The Trump EPA has already made great strides undoing the animal testing damage of the Biden years and meeting the ambitious 2035 goal.

EPA implemented the agency's first-ever lab animal adoption program in April 2025 at one of its premiere research laboratories in Research Triangle Park, North Carolina. Several animals, including two rabbits, no longer needed for research purposes have been adopted by staff. EPA's Office of Applied Science and Environmental Solutions (OASES), which operates animal care facilities, will continue working to get more animals into loving homes.

Likewise, the number of rodents in OASES' care has fallen from 466 rodents in April of 2025 to just 41 as of mid-November.

For the first time ever, EPA's Office of Pollution Prevention and Toxics (OPPT) used high-quality alternative scientific methods to animal testing in its cancer evaluations for dibutyl phthalate and di(2-ethylhexyl) phthalate, sparing an estimated 1,600 mice and rats from undergoing lab experiments.

EPA also developed an alternative non-animal testing framework for identifying skin irritation and corrosion hazards in chemicals that describes the agency's preference for studies for using alternatives to testing in live rabbits. This new framework supports EPA's mandate under the Toxic Substances Control Act to identify and develop alternatives to animal testing.

Leading On NAMs

In 2019, during the first Trump Administration, EPA issued a memo laying out the bold goal of completely eliminating all mammalian study requests and funding by 2035, including those performed by third parties. This goal is supported by recent scientific trends and technological advances and the wishes of Congress. The 2016 amendments to TSCA added an explicit requirement for EPA to promote the development and incorporation of methods that reduce or replace the use of vertebrate animals in agency scientific testing, otherwise known as New Approach Methods (NAMs).

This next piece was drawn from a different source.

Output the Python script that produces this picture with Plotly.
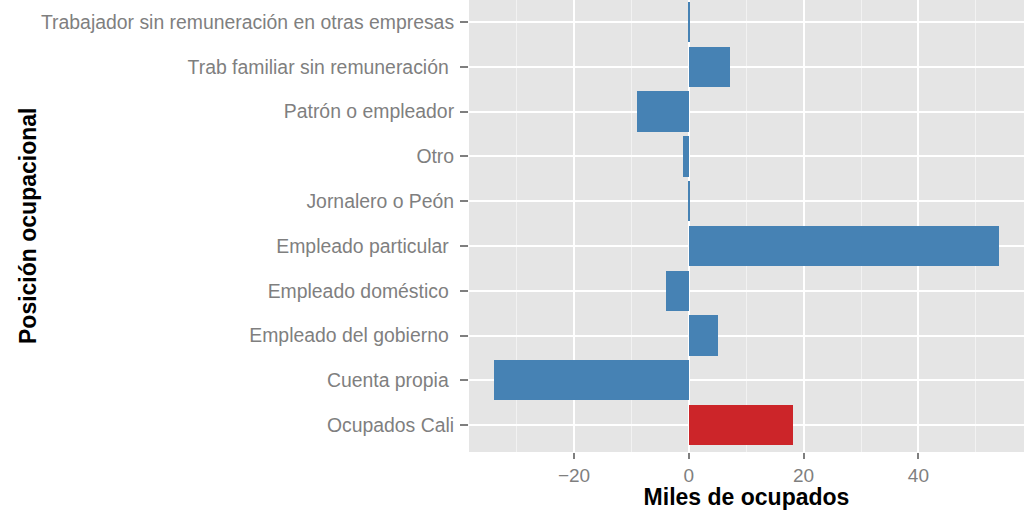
import plotly.graph_objects as go

categories = [
    "Ocupados Cali",
    "Cuenta propia\u00a0",
    "Empleado del gobierno\u00a0",
    "Empleado doméstico\u00a0",
    "Empleado particular\u00a0",
    "Jornalero o Peón",
    "Otro",
    "Patrón o empleador",
    "Trab familiar sin remuneración\u00a0",
    "Trabajador sin remuneración en otras empresas",
]
values = [18.1, -34.0, 5.1, -4.0, 54.0, 0.05, -1.0, -9.0, 7.1, 0.05]
bar_colors = ["#CC2529"] + ["#4682B4"] * 9

x_ticks = [-20, 0, 20, 40]
x_ticklabels = ["\u221220", "0", "20", "40"]

fig = go.Figure(
    go.Bar(
        x=values,
        y=categories,
        orientation="h",
        marker=dict(color=bar_colors, line=dict(width=0)),
        width=0.9,
    )
)

font_family = "Liberation Sans, Arial, Helvetica, sans-serif"

fig.update_layout(
    width=1024,
    height=510,
    margin=dict(l=469, r=0, t=0, b=58, pad=0),
    paper_bgcolor="white",
    plot_bgcolor="#E5E5E5",
    showlegend=False,
    font=dict(family=font_family),
    bargap=0,
)

fig.update_xaxes(
    range=[-38.3, 58.4],
    tickmode="array",
    tickvals=x_ticks,
    ticktext=x_ticklabels,
    showgrid=True,
    gridcolor="white",
    gridwidth=2,
    zeroline=False,
    ticks="outside",
    ticklen=6,
    tickwidth=2,
    tickcolor="#7F7F7F",
    tickfont=dict(size=19, color="#7F7F7F"),
    minor=dict(tickvals=[-30, -10, 10, 30, 50], showgrid=True, gridcolor="#F2F2F2", gridwidth=1, ticks=""),
    title=dict(text="Miles de ocupados", font=dict(size=23, color="black", weight="bold"), standoff=0),
    showline=False,
    automargin=False,
)

fig.update_yaxes(
    type="category",
    categoryorder="array",
    categoryarray=categories,
    range=[-0.6, 9.49],
    showgrid=True,
    gridcolor="white",
    gridwidth=2,
    zeroline=False,
    ticks="outside",
    ticklen=8,
    tickwidth=2,
    tickcolor="#7F7F7F",
    tickfont=dict(size=19.4, color="#7F7F7F"),
    ticklabelstandoff=2,
    showline=False,
    automargin=False,
)

fig.add_annotation(
    text="Posición ocupacional",
    xref="paper", yref="paper",
    x=(28 - 469) / 555, y=0.5,
    xanchor="center", yanchor="middle",
    textangle=-90,
    showarrow=False,
    font=dict(size=23, color="black", weight="bold", family=font_family),
)

fig.write_html(
    "out.html",
    config={"displayModeBar": False},
    post_script="document.body.style.margin='0';",
)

NAMs refers to technologies, methodologies, or approaches that can be used instead of vertebrate animal testing to inform chemical hazard and risk assessments. These include in vitro tests, in chemico assays, and in silico models. NAMs are functionally equivalent to "alternatives" to mammal testing.

The Trump EPA is well positioned to use NAMs to reduce animal testing requirements when appropriate under existing law and scientifically defensible. While animal testing has played a role in scientific advancement, NAMs offer many potential benefits over traditional animal testing methods:

  • NAMs can provide more relevant, rapid, and cost-effective information for evaluating human adverse outcomes than findings in laboratory animals. 
  • Studies based on animal testing are not always reproducible, while NAM-based scientific tests are repeatable and reproducible.
  • NAMs position EPA to do even more gold standard science, allowing the agency to gather and make decisions based on test endpoints, life stages, disease states, and health outcomes that cannot be done in laboratory animals.

OCSPP is committed to using a three-pronged strategy to ensure the agency stays on track with phasing out animal testing and meeting President Trump's 2035 goal:

  1. Identify NAMs that can currently be used as an alternative to traditional animal testing.
  2. Conduct a comprehensive review of agency guidance and the Code of Federal Regulations to provide flexibility in fulfilling data requirements for toxicity assessments and issuing waivers to further reduce animal testing requirements.
  3. Encourage external researchers and data providers to use NAMs and apply for animal testing waivers whenever possible.

The scientific community is moving away from animal testing, and huge advances in developing NAMs have been made in recent years and are expected to accelerate. The Trump EPA will work to be at the forefront of developing and incorporating advances in NAMs into its scientific framework to ensure agency assessments and scientific work uses high quality, gold standard science.